Lively Bones


Mist covers the morning, greyed, as though the road dirt has tainted it. No sun burns through. Cold holds the day. Snow could fall. The field where the old barn sits, beams cracked; calm in the process of demise; is unpopulated. The walk leads off road, over the stile and finds a line of spine and rib, a skull, the bones of two back legs. What was badger lies on grass, posed like a medical illustration, too unusual to be repulsive. Shinbones poke down into feet, a dancing skeleton in boots. Because of this: the curiousness, the nonchalance, it seems composed to this fate, even celebratory; it retains a certain vitality.
I lived a badger's life, it says, and died a badger's death. And that is how wise badgers judge success.
Dog sniffs, seems to agree, trots along the hedge, down the broad curving grass, over the opposite stile. Mud, ankle deep, heaps on rubber booted feet. They wash clean in the brook. A swirl of wet earth flows over flat stones, under the reflected sky. Footprints press the soft surface of the last unturned field, back out to the small road.
Wood smoke puffs from the kitchen, smells of charcoal and shelter. Daffodils; the scrunched and ruffled kind; cluster on a windowsill. 


Comments

Wow!

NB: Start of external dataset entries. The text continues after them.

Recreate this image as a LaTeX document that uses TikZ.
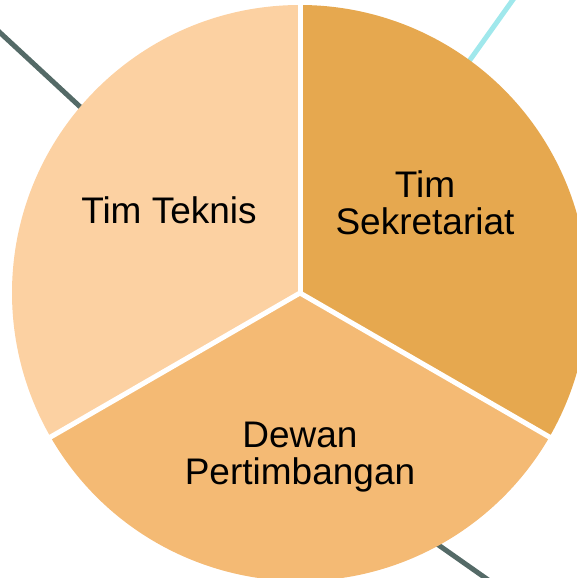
\documentclass[tikz,border=0pt]{standalone}
\usepackage{fontspec}
\setmainfont{Liberation Sans}
\definecolor{teknis}{HTML}{FCD1A2}
\definecolor{sekre}{HTML}{E6A84F}
\definecolor{dewan}{HTML}{F4BA74}
\definecolor{slate}{HTML}{546A67}
\definecolor{aqua}{HTML}{A0E8EC}
\tikzset{
  label/.style={font=\fontsize{37}{37.5}\selectfont, align=center, inner sep=0pt, anchor=base, text=black},
  deco/.style={line width=5pt},
  sep/.style={white, line width=5pt}
}
\begin{document}
\begin{tikzpicture}[x=1pt,y=1pt]
\useasboundingbox (0,0) rectangle (577,578);
\clip (0,0) rectangle (577,578);
\coordinate (c) at (300,285);
% decorative lines behind the circle
\draw[deco, slate] (-5,550) -- (130,425);
\draw[deco, aqua] (517,584) -- (450,490);
\draw[deco, slate] (494,-6) -- (400,60);
% sectors
\fill[teknis] (c) -- ++(90:288) arc[start angle=90, end angle=210, radius=288] -- cycle;
\fill[dewan] (c) -- ++(210:288) arc[start angle=210, end angle=330, radius=288] -- cycle;
\fill[sekre] (c) -- ++(-30:288) arc[start angle=-30, end angle=90, radius=288] -- cycle;
% separators
\draw[sep] (c) -- ++(90:292);
\draw[sep] (c) -- ++(210:292);
\draw[sep] (c) -- ++(-30:292);
% labels
\node[label] (teknis) at (169,354) {Tim Teknis};
\node[label] (sekretariat) at (425,343) {Tim\\Sekretariat};
\node[label] (dewanp) at (300,93) {Dewan\\Pertimbangan};
\end{tikzpicture}
\end{document}
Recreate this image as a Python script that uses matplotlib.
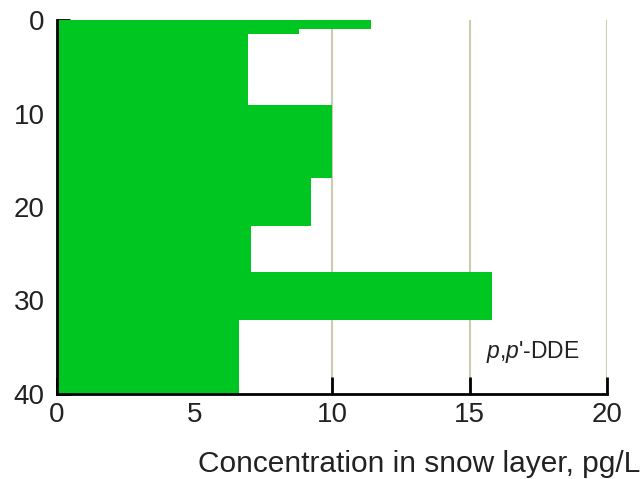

Severed animal limbs seem to be a theme of late. A friend recently posted about part of a deer limb that was left on her front step, she thinks by coyotes. Very odd!
Lisa Southard said…
I often find bits of animal while out walking but since the cat became elderly we no longer have them delivered. I picked up a deer femur today for my brother who has a hankering to make a shepherd's knife handle from bone. The badger bits are still up in the field: I'm fascinated by the process of it being assimilated back into the earth.
Perhaps the coyotes wanted her to make soup?